Decoys lure Caspian terns to breed in Don Edwards SF Bay NWR and preserve Columbia River Basin's salmon

Caspian tern chicks with a decoy adult tern at the Don Edwards SF Bay NWR. Credit Crystal Shore/USGS.

Caspian tern chicks with a decoy adult tern at the Don Edwards SF Bay NWR. Credit Crystal Shore/USGS.

Priyanka Runwal, a freelance science and environment journalist, writes in today's New York Times Science section:

If you took a short kayak trip a few years ago to tiny islands nested in former salt ponds near Silicon Valley, you would have found plastic bird decoys all over. The decoys looked like real Caspian terns. The goal of those doppelgängers was to lure terns to breed on the islands, and, in doing so, prevent endangered salmon and trout living hundreds of miles to the north from vanishing.

Read on to find out more about the effort to preserve both populations: Caspian terns, a protected migratory bird, and endangered wild salmonids of the Columbia River Basin where commercial fishing and the construction of dams over the last two centuries have contributed to the decline of wild salmonids by 95 percent.

It’s a very difficult situation, given the competing interests. — Dr.

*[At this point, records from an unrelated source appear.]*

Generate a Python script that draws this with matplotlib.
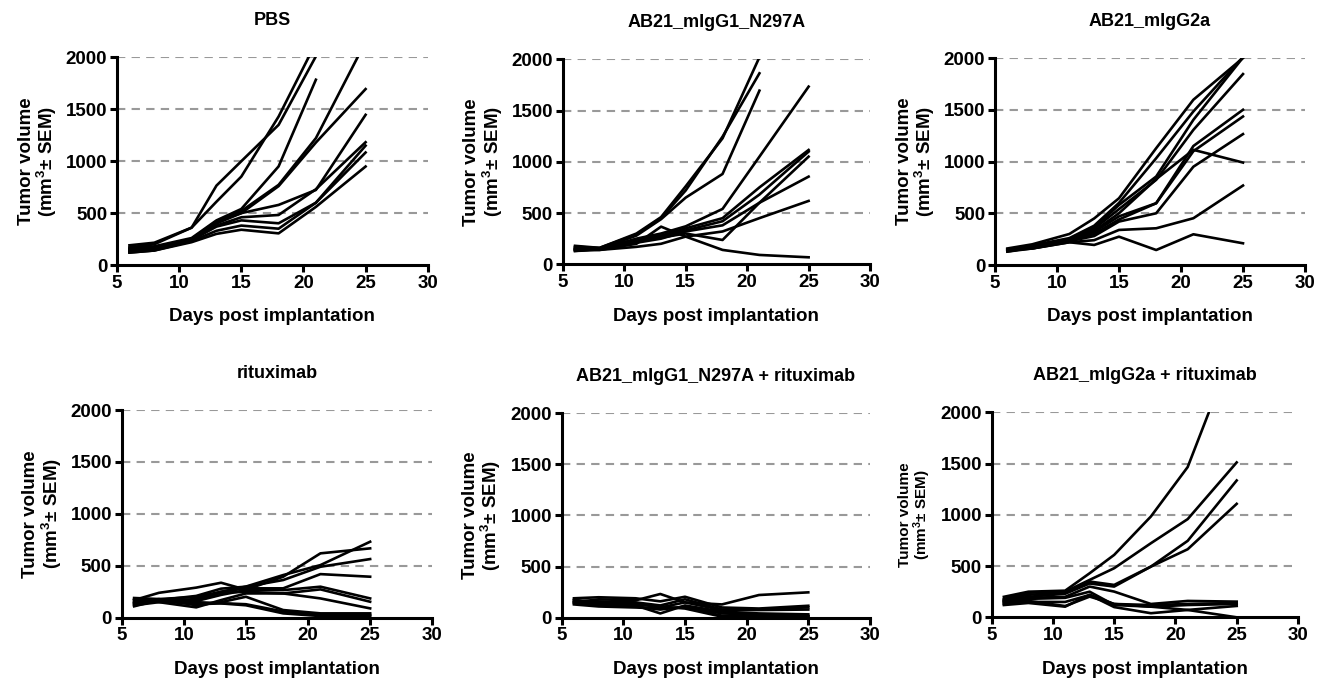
import numpy as np
import matplotlib.pyplot as plt

plt.rcParams['font.family'] = ['Liberation Sans', 'DejaVu Sans']
plt.rcParams['font.weight'] = 'bold'
plt.rcParams['mathtext.fontset'] = 'custom'
plt.rcParams['mathtext.rm'] = 'Liberation Sans:bold'
plt.rcParams['mathtext.bf'] = 'Liberation Sans:bold'
plt.rcParams['mathtext.default'] = 'bf'

days = [6, 8, 11, 13, 15, 18, 21, 25]
nan = np.nan

# tumor volumes per mouse
pbs = [
    [190, 215, 360, 765, 1000, 1350, 2010, nan],
    [170, 200, 360, 610, 852, 1430, 2140, nan],
    [160, 180, 260, 430, 540, 950, 1785, nan],
    [150, 170, 250, 420, 520, 772, 1222, 2150],
    [150, 170, 250, 420, 500, 760, 1180, 1695],
    [140, 160, 250, 400, 500, 579, 723, 1447],
    [140, 160, 240, 380, 460, 482, 730, 1183],
    [130, 150, 240, 370, 430, 402, 600, 1150],
    [120, 140, 230, 330, 380, 350, 600, 1084],
    [120, 140, 220, 300, 340, 305, 560, 949],
]
g1 = [
    [180, 160, 300, 460, 760, 1229, 2020, nan],
    [170, 160, 290, 450, 720, 1245, 1863, nan],
    [160, 150, 280, 440, 650, 881, 1694, nan],
    [150, 150, 250, 300, 370, 540, 1050, 1733],
    [150, 150, 240, 280, 350, 450, 750, 1115],
    [140, 150, 230, 270, 330, 420, 680, 1099],
    [140, 150, 220, 260, 300, 237, 600, 1050],
    [130, 150, 210, 250, 320, 380, 600, 855],
    [130, 140, 170, 200, 270, 320, 450, 618],
    [150, 140, 200, 367, 270, 140, 91, 68],
]
g2a = [
    [160, 200, 300, 450, 645, 1129, 1597, 2000],
    [150, 190, 260, 380, 600, 1032, 1484, 2010],
    [150, 180, 250, 360, 580, 855, 1403, 2005],
    [140, 180, 250, 350, 540, 823, 1306, 1845],
    [140, 170, 240, 330, 500, 830, 1113, 990],
    [150, 170, 250, 320, 470, 597, 1150, 1500],
    [130, 170, 240, 300, 440, 597, 1100, 1435],
    [130, 160, 230, 280, 420, 500, 950, 1265],
    [140, 160, 220, 240, 339, 355, 452, 768],
    [150, 160, 220, 194, 274, 145, 297, 210],
]
ritux = [
    [150, 180, 200, 250, 300, 411, 507, 732],
    [170, 240, 290, 337, 270, 395, 620, 668],
    [160, 170, 210, 280, 299, 363, 491, 565],
    [140, 160, 180, 250, 283, 283, 420, 395],
    [130, 170, 160, 220, 266, 266, 299, 186],
    [120, 150, 100, 170, 234, 234, 273, 154],
    [180, 150, 170, 240, 250, 234, 186, 90],
    [190, 180, 120, 150, 202, 74, 42, 42],
    [110, 170, 150, 140, 130, 60, 26, 26],
    [140, 160, 130, 138, 120, 42, 16, 16],
]
g1_ritux = [
    [150, 180, 170, 232, 150, 130, 222, 248],
    [190, 200, 190, 160, 205, 100, 90, 117],
    [170, 160, 150, 120, 180, 80, 82, 101],
    [160, 140, 140, 100, 150, 75, 75, 80],
    [140, 130, 120, 42, 120, 60, 42, 33],
    [180, 120, 110, 80, 110, 42, 30, 16],
    [130, 110, 100, 90, 100, 20, 20, 16],
    [150, 140, 130, 110, 90, 10, 10, 10],
]
g2a_ritux = [
    [200, 250, 260, 430, 609, 984, 1466, 2700],
    [180, 240, 250, 365, 479, 723, 958, 1511],
    [170, 220, 240, 349, 316, 495, 746, 1335],
    [160, 200, 230, 330, 300, 495, 664, 1107],
    [150, 190, 200, 300, 251, 130, 160, 153],
    [140, 180, 190, 250, 120, 104, 120, 130],
    [130, 150, 150, 218, 100, 40, 72, 111],
    [160, 160, 110, 202, 130, 104, 72, 0],
    [120, 140, 104, 220, 130, 120, 130, 140],
]

titles = ['PBS', 'AB21_mIgG1_N297A', 'AB21_mIgG2a',
          'rituximab', 'AB21_mIgG1_N297A + rituximab', 'AB21_mIgG2a + rituximab']
groups = [pbs, g1, g2a, ritux, g1_ritux, g2a_ritux]

positions = [
    [0.0880, 0.6131, 0.2336, 0.3031],
    [0.4231, 0.6142, 0.2311, 0.2993],
    [0.7481, 0.6131, 0.2331, 0.3022],
    [0.0915, 0.0982, 0.2335, 0.3032],
    [0.4223, 0.0982, 0.2318, 0.2988],
    [0.7456, 0.0988, 0.2303, 0.2993],
]

fig = plt.figure(figsize=(13.3, 6.85), dpi=100)

for i in range(6):
    ax = fig.add_axes(positions[i])
    for y in [500, 1000, 1500, 2000]:
        ax.axhline(y, color='#999999', lw=1.5, ls=(0, (4, 3)), zorder=1)
    for mouse in groups[i]:
        ax.plot(days, mouse, color='black', lw=1.9, zorder=3)
    ax.set_xlim(5, 30)
    ax.set_ylim(0, 2000)
    ax.set_xticks([5, 10, 15, 20, 25, 30])
    ax.set_yticks([0, 500, 1000, 1500, 2000])
    ax.spines['top'].set_visible(False)
    ax.spines['right'].set_visible(False)
    ax.spines['left'].set_linewidth(2.2)
    ax.spines['bottom'].set_linewidth(2.2)
    ax.tick_params(width=2.2, length=5, labelsize=13.5, pad=2)
    for lab in ax.get_xticklabels() + ax.get_yticklabels():
        lab.set_fontweight('bold')
    ax.set_title(titles[i], fontsize=13, fontweight='bold', pad=23)
    ax.set_xlabel('Days post implantation', fontsize=13.5, fontweight='bold', labelpad=12)
    ysize = 13.5 if i < 5 else 11
    ax.set_ylabel('Tumor volume\n(mm$^3$± SEM)', fontsize=ysize, fontweight='bold',
                  linespacing=1.0, labelpad=5)

fig.savefig('out.png', dpi=100)
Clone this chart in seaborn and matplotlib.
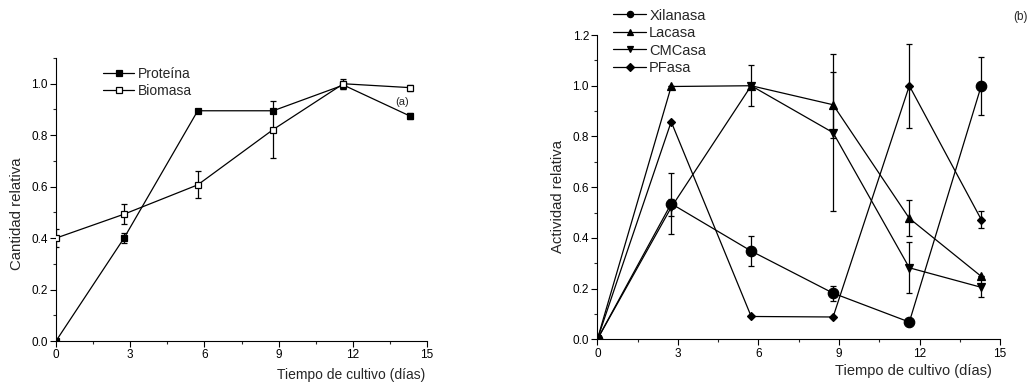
import matplotlib
matplotlib.use("Agg")
import matplotlib.pyplot as plt
from matplotlib.ticker import MultipleLocator
import seaborn as sns
import pandas as pd

sns.set_theme(style="ticks")
plt.rcParams["font.family"] = ["Liberation Sans", "DejaVu Sans"]

# Cultivation days (shared by both panels)
dias = [0, 2.75, 5.73, 8.78, 11.62, 14.3]

# Panel (a): relative amounts
proteina = [0.0, 0.40, 0.895, 0.895, 0.995, 0.875]
proteina_err = [0.0, 0.02, 0.0, 0.0, 0.015, 0.012]
biomasa = [0.40, 0.493, 0.607, 0.822, 1.0, 0.985]
biomasa_err = [0.035, 0.04, 0.053, 0.11, 0.02, 0.012]

# Panel (b): relative enzyme activities
xilanasa = [0.0, 0.535, 0.348, 0.182, 0.068, 1.0]
xilanasa_err = [0.0, 0.121, 0.06, 0.03, 0.0, 0.115]
lacasa = [0.0, 0.997, 1.0, 0.925, 0.477, 0.248]
lacasa_err = [0.0, 0.0, 0.0, 0.13, 0.071, 0.0]
cmcasa = [0.0, 0.52, 1.0, 0.815, 0.282, 0.205]
cmcasa_err = [0.0, 0.035, 0.08, 0.31, 0.101, 0.04]
pfasa = [0.0, 0.858, 0.09, 0.088, 1.0, 0.472]
pfasa_err = [0.0, 0.0, 0.0, 0.0, 0.165, 0.033]

fig = plt.figure(figsize=(10.31, 3.9), dpi=100)
ax_a = fig.add_axes([0.0543, 0.1256, 0.3599, 0.7256])
ax_b = fig.add_axes([0.5794, 0.1300, 0.3906, 0.7802])


def draw_series(ax, y, err, label, marker, ms, mfc="black"):
    df = pd.DataFrame({"x": dias, "y": y})
    sns.lineplot(data=df, x="x", y="y", ax=ax, color="black", lw=0.9,
                 marker=marker, markersize=ms, markerfacecolor=mfc,
                 markeredgecolor="black", markeredgewidth=0.9, label=label,
                 zorder=3)
    ax.errorbar(dias, y, yerr=err, fmt="none", ecolor="black",
                elinewidth=0.9, capsize=2.5, capthick=0.9, zorder=2)


def style_axes(ax, ymax, ystep):
    ax.set_xlim(0, 15)
    ax.set_ylim(0, ymax)
    ax.xaxis.set_major_locator(MultipleLocator(3))
    ax.xaxis.set_minor_locator(MultipleLocator(1.5))
    ax.yaxis.set_major_locator(MultipleLocator(ystep))
    ax.yaxis.set_minor_locator(MultipleLocator(ystep / 2))
    ax.tick_params(which="major", direction="out", length=4, width=0.8,
                   labelsize=8.5, pad=2, colors="black")
    ax.tick_params(which="minor", direction="out", length=2.5, width=0.8)
    ax.yaxis.set_major_formatter(plt.FuncFormatter(lambda v, p: f"{v:.1f}"))
    for s in ("top", "right"):
        ax.spines[s].set_visible(False)
    for s in ("left", "bottom"):
        ax.spines[s].set_linewidth(0.8)
        ax.spines[s].set_color("black")
    ax.set_xlabel("")
    ax.set_ylabel("")


def make_legend(ax, anchor, fontsize, spacing):
    leg = ax.legend(loc="upper left", bbox_to_anchor=anchor, frameon=False,
                    fontsize=fontsize, handlelength=2.2, handletextpad=0.25,
                    labelspacing=spacing, borderpad=0.0, borderaxespad=0.0)
    for h in leg.legend_handles:
        h.set_markersize(4.5)
        h.set_linewidth(0.9)
    return leg


# Panel (a)
draw_series(ax_a, proteina, proteina_err, "Proteína", "s", 4.5)
draw_series(ax_a, biomasa, biomasa_err, "Biomasa", "s", 4.5, mfc="white")
style_axes(ax_a, 1.1, 0.2)
fig.text(0.0165, 0.451, "Cantidad relativa", rotation=90, ha="center",
         va="center", fontsize=10.8)
fig.text(0.4125, 0.021, "Tiempo de cultivo (días)", ha="right", va="bottom", fontsize=10)
fig.text(0.383, 0.738, "(a)", ha="left", va="center", fontsize=8)
make_legend(ax_a, (0.128, 0.968), 10, 0.22)

# Panel (b)
draw_series(ax_b, xilanasa, xilanasa_err, "Xilanasa", "o", 7.5)
draw_series(ax_b, lacasa, lacasa_err, "Lacasa", "^", 5.5)
draw_series(ax_b, cmcasa, cmcasa_err, "CMCasa", "v", 5.5)
draw_series(ax_b, pfasa, pfasa_err, "PFasa", "D", 4.2)
style_axes(ax_b, 1.2, 0.2)
fig.text(0.541, 0.495, "Actividad relativa", rotation=90, ha="center",
         va="center", fontsize=10.7)
fig.text(0.962, 0.03, "Tiempo de cultivo (días)", ha="right", va="bottom", fontsize=10.5)
fig.text(0.9825, 0.957, "(b)", ha="left", va="center", fontsize=8.5)
make_legend(ax_b, (0.04, 1.087), 10.5, 0.24)

fig.savefig("out.png", dpi=100, facecolor="white")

Alex Hartman, wildlife biologist with the U.S. Geological Survey’s Western Ecological Research Center in Dixon, California.

To lure migrating Caspian terns down from the sky to the salt ponds of Don Edwards SF Bay NWR, USGS biologists arrayed more than 500 tern decoys, some of which were painted by local students. They also installed Murremaid Music Boxes with MP3 Players that play Caspian tern calls.

Dr. Hartman, lead author of a study published recently in cooperation with the U.S. Army Corps of Engineers and the Bureau of Reclamation, says “It’s really exceeding our expectations. We had colonies form in the first year of the study.”